I will try to keep this as short as possible without being too confusing.
A little back story:
I have a brother (Michael) who is one year older than me, and 4 years ago he and his wife decided they didn’t want anything to do with my parents, me or my family, or my younger brother and his now wife. This went on for 2 years, without any reason why. They also had a (then) 2 year old daughter (she’s 6 now). Needless to say my parents were heartbroken because they didn’t understand and he wouldn’t tell them. My brother and I were very upset because we hated to see our parents being treated that way with no reason why. Things are better now with Michael and my parents and my brother and his wife, but he refuses to acknowledge me or my family. To this day we still have no idea why he did what he did, and it’s pretty much been swept under the rug by my mother.
During the 2 years that this ordeal took place, my paternal grandfather got really sick, and eventually passed away. One Sunday, my mother had cooked dinner and my grandfather was there. He was so sick and pitiful, and he asked if I could go get my little niece (who was being kept away) because he wanted to see her. He knew his final days were nearing, and wanted to see her before he died. She lived across the street from my parents (and still does), and I didn’t have the heart to tell him that I couldn’t get her. I figured I could try and didn’t think Michael’s wife would keep her from him.
Well, I walked over and politely asked to have my niece for a couple of minutes because “Pop” was very sick (she knew this) and wanted to see her before he died. Her response was “that’s HIS problem”. :eek: :mad: It took e-v-e-r-y-t-h-i-n-g I had not to slap her square across her face. I said some not so nice things to her and told her what I thought about what she was doing to my grandfather and my parents. I admit, I was wrong, and reacted out of emotion. I did apologize to her about 2 years ago for that, but part of me really isn’t sorry for saying SOME of what I did (though I never said that when I apoligized).
My younger brother also had words with her, and so did my Dad. Let’s just say it was a nasty family situation. (As a side note, my SIL was married before and caused the EXACT same kind of trouble with her ex’s family). My Dad nor my brother ever apologized to her, as they didn’t feel that she deserved one.
My mother called me EVERY single day for 2 years, and I was pretty much a shoulder to cry on and help her through what her son was doing. She knew she could call me any time of day as often as she wanted, and I would listen. My brother eventually started talking to them again, after in my opinion, my mother kissed his rear enough.

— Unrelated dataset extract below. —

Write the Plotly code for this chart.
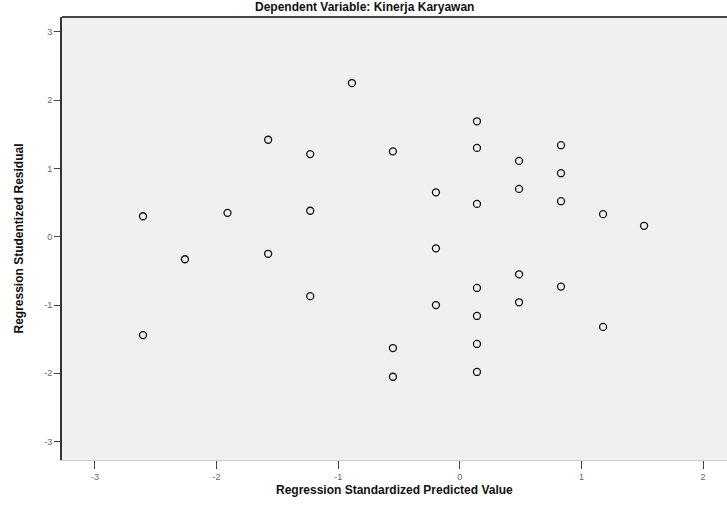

He eventually came around to my Dad and brother too, because his wife and my new SIL are currently best friends.:shrug:
To this day, and for the past 2 years since he decided he wanted to be a part of the family again, he and his wife TOTALLY ignore me, my husband, and my kids when we are at my parents. They all constantly get together outside of my parents’ and we are constantly excluded. It hurts my feelings beyond words. He nor his wife (especially) ever apologized to anyone, and they treat me like I am the village sinner. My husband never said a word to either one of them while this whole ordeal went on, but yet my brother and SIL treat him like he’s the rug at the door. They constantly make comments like “Engineers are so stupid. I know more than some f’ing Engineer.” Hubby is so mature about it, and just ignores it…but I must say…I am nearing the end of my rope.
My brother also cusses beyond belief, and it’s gotten so bad I have actually had to move my kids outdoors so they wouldn’t hear it. He also talks about inappropriate things in front of his 6 yr old daughter and step children…things I am too embarrased to say here on the forum.
This past Friday, after enduring another visit where me and my children were ignored…I finally had the guts to call and tell my mom that I no longer wanted to visit at her home if Michael was there. I asked her what his problem was with me and my family, and she yelled at me and told me she didn’t want to talk about it. She also told me that I just go to her house “looking for things to complain about”. She said that it’s our problem to figure out and she doesn’t want to be involved. I tried to explain to her that I wasn’t involving her, but I am tired of the way he acts with me and my family and am so confused as to why he does it. She hung up on me:confused: , and I haven’t heard from her since Friday evening.